Cooperative quantum cutting in one-dimensional (YbxGd1−x)Al3(BO3)4:Tb3+ nanorods

Abstract

Near-infrared (NIR) quantum cutting (QC) involving the emission of two NIR photons per absorbed photon via a cooperative downconversion mechanism in one-dimensional (1D) $\left({\mathrm{Yb}}_x{\mathrm{Gd}}_{1-x}\right){\mathrm{Al}}_3{\left(\mathrm{B}{\mathrm{O}}_3\right)}_4:{\mathrm{Tb}}^{3+}$ nanorods has been demonstrated. The authors have analyzed the measured luminescence spectra and decay lifetimes and proposed a mechanism to rationalize the QC effect.
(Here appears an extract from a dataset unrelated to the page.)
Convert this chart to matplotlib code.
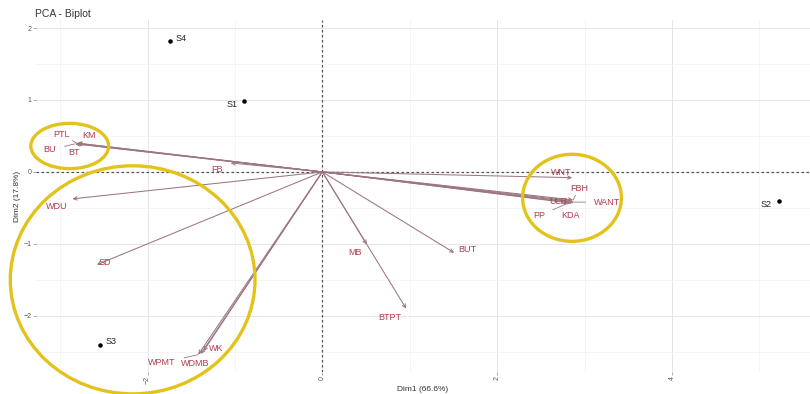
import matplotlib.pyplot as plt
from matplotlib.patches import Ellipse
from matplotlib.ticker import MultipleLocator

plt.rcParams['font.family'] = ['Liberation Sans', 'DejaVu Sans']

# Individuals (scores)
ind_names = ['S1', 'S2', 'S3', 'S4']
ind_dim1 = [-0.90, 5.22, -2.54, -1.74]
ind_dim2 = [0.99, -0.40, -2.40, 1.82]

# Variables (loadings)
var_names = ['PTL', 'KM', 'BU', 'BT', 'FB', 'WDU', 'SD', 'WK', 'WDMB', 'WPMT',
             'MB', 'BTPT', 'BUT', 'WNT', 'FBH', 'WANT', 'ULB', 'PP', 'KDA']
var_dim1 = [-2.81, -2.80, -2.83, -2.81, -1.05, -2.86, -2.58, -1.36, -1.39, -1.42,
            0.51, 0.96, 1.51, 2.86, 2.87, 2.88, 2.83, 2.82, 2.86]
var_dim2 = [0.40, 0.40, 0.39, 0.39, 0.125, -0.375, -1.29, -2.49, -2.53, -2.54,
            -1.01, -1.90, -1.125, -0.08, -0.39, -0.42, -0.40, -0.43, -0.43]

# label offsets (points) and whether a connector segment is drawn
label_off = {
    'PTL': (-11, 6.5, True), 'KM': (8, 5.5, False), 'BU': (-18, -4.3, True),
    'BT': (-2, -6.5, False), 'FB': (-9.4, -5, False), 'WDU': (-11.5, -5.8, False),
    'SD': (5.8, 1.4, False), 'WK': (9.4, 2.2, False), 'WDMB': (-4, -7.2, False),
    'WPMT': (-26, -5.8, True), 'MB': (-8.6, -5.8, False), 'BTPT': (-11.5, -6.5, False),
    'BUT': (9.4, 2.2, False), 'WNT': (-8, 3.6, False), 'FBH': (4.3, 8.6, True),
    'WANT': (23.7, 0, True), 'ULB': (-8.6, -0.7, False), 'PP': (-21.6, -9.4, True),
    'KDA': (-1.4, -9.4, True),
}

var_line = '#9c7680'
var_text = '#b13a4c'

fig = plt.figure(figsize=(8.1, 3.94), dpi=100)
ax = fig.add_axes([0.044, 0.056, 0.956, 0.893])
ax.set_xlim(-3.28, 5.58)
ax.set_ylim(-2.78, 2.11)

# grid like theme_minimal
ax.xaxis.set_major_locator(MultipleLocator(2))
ax.xaxis.set_minor_locator(MultipleLocator(1))
ax.yaxis.set_major_locator(MultipleLocator(1))
ax.yaxis.set_minor_locator(MultipleLocator(0.5))
ax.grid(which='major', color='#e6e6e6', lw=0.7)
ax.grid(which='minor', color='#f2f2f2', lw=0.5)
ax.set_axisbelow(True)
for s in ax.spines.values():
    s.set_visible(False)
ax.tick_params(which='major', length=2, width=0.5, color='#888888',
               labelsize=5, labelcolor='#555555', pad=1)
ax.tick_params(axis='x', labelrotation=90)
ax.tick_params(which='minor', length=0)

ax.axhline(0, color='#555555', lw=0.9, ls=(0, (2, 2)), zorder=1)
ax.axvline(0, color='#555555', lw=0.9, ls=(0, (2, 2)), zorder=1)

# variable arrows
for name, x, y in zip(var_names, var_dim1, var_dim2):
    ax.annotate('', xy=(x, y), xytext=(0, 0),
                arrowprops=dict(arrowstyle='->,head_length=0.25,head_width=0.12',
                                color=var_line, lw=0.75, shrinkA=0, shrinkB=0),
                zorder=2)
    dx, dy, seg = label_off[name]
    ax.annotate(name, xy=(x, y), xytext=(dx, dy), textcoords='offset points',
                ha='center', va='center', fontsize=6.5, color=var_text,
                arrowprops=dict(arrowstyle='-', color=var_line, lw=0.6,
                                shrinkA=4, shrinkB=0) if seg else None,
                zorder=3)

# individuals
ax.scatter(ind_dim1, ind_dim2, s=5, color='black', zorder=4)
ind_off = {'S1': (-8, -3), 'S2': (-9, -3), 'S3': (8, 2), 'S4': (8, 2)}
for name, x, y in zip(ind_names, ind_dim1, ind_dim2):
    ax.annotate(name, xy=(x, y), xytext=ind_off[name], textcoords='offset points',
                ha='center', va='center', fontsize=6.5, color='#222222', zorder=4)

# highlighted groups
groups = [((-2.89, 0.36), 0.89, 0.63), ((-2.17, -1.5), 2.8, 3.17),
          ((2.857, -0.36), 1.13, 1.21)]
for c, w, h in groups:
    ax.add_patch(Ellipse(c, w, h, fill=False, ec='#e3c21c', lw=2.4,
                         clip_on=False, zorder=5))

ax.set_xlabel('Dim1 (66.6%)', fontsize=6, color='#333333', labelpad=1)
ax.set_ylabel('Dim2 (17.8%)', fontsize=6, color='#333333', labelpad=2)
fig.text(0.043, 0.965, 'PCA - Biplot', fontsize=7.5, color='#333333',
         ha='left', va='center')

fig.savefig('out.png', dpi=100)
Upon excitation of ${\mathrm{Tb}}^{3+}$ with a blue-visible photon at $485\mathrm{nm}$ , two NIR photons could be emitted by ${\mathrm{Yb}}^{3+}$ through an efficient cooperative energy transfer from ${\mathrm{Tb}}^{3+}$ to two ${\mathrm{Yb}}^{3+}$ with optimal quantum efficiency as great as 196%. The development of 1D ${\mathrm{Tb}}^{3+}–{\mathrm{Yb}}^{3+}$ QC nanomaterials could open up a possibility to realize high efficiency silicon-based solar cells by means of downconversion of the green-to-ultraviolet part of the solar spectrum to $\sim 1000\mathrm{nm}$ photons with a twofold increase in the photon number.